Rabbi Alexandri would pray: "May it be Your will, Lord our God, that You station us in a lighted corner and not in a darkened corner, and do not let our hearts become faint nor our eyes dim." A plea, essentially, to be spared from spiritual blindness—an echo of the Psalmist's cry: "Lighten my eyes, lest I sleep the sleep of death" (Psalms 13:4).

Another prayer, attributed either to Rabbi Alexandri or Rav Hamnuna, cut even deeper: "Master of the Universe, it is revealed and known before You that our will is to perform Your will. And what prevents us? The yeast in the dough"—the yetzer hara (יצר הרע), the evil inclination embedded in every human being—"and the subjugation to foreign kingdoms." Sin is not always a choice. Sometimes the obstacles are baked into the human condition.

Rava would pray with startling humility: "My God, before I was created I was worthless, and now that I have been created it is as if I had not been created. I am dust in life, all the more so in my death. I am before You as a vessel filled with shame." This confession became the template for the Yom Kippur (the Day of Atonement) liturgy still recited today.

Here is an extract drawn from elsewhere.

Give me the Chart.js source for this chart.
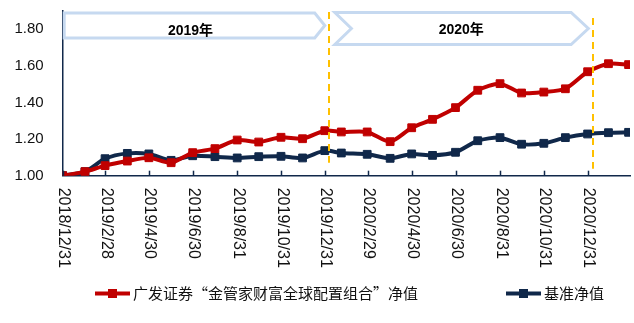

Mar bar Ravina composed what became the closing prayer of the Amidah: "My God, guard my tongue from evil and my lips from speaking deceit. To those who curse me let my soul be silent." The prayer asks for protection from bad encounters, the evil inclination, and "all evils that suddenly come upon the world."

What emerges from these prayers is a picture of the Sages not as distant authorities, but as fragile human beings standing before an infinite God, hoping they are worthy enough to be heard.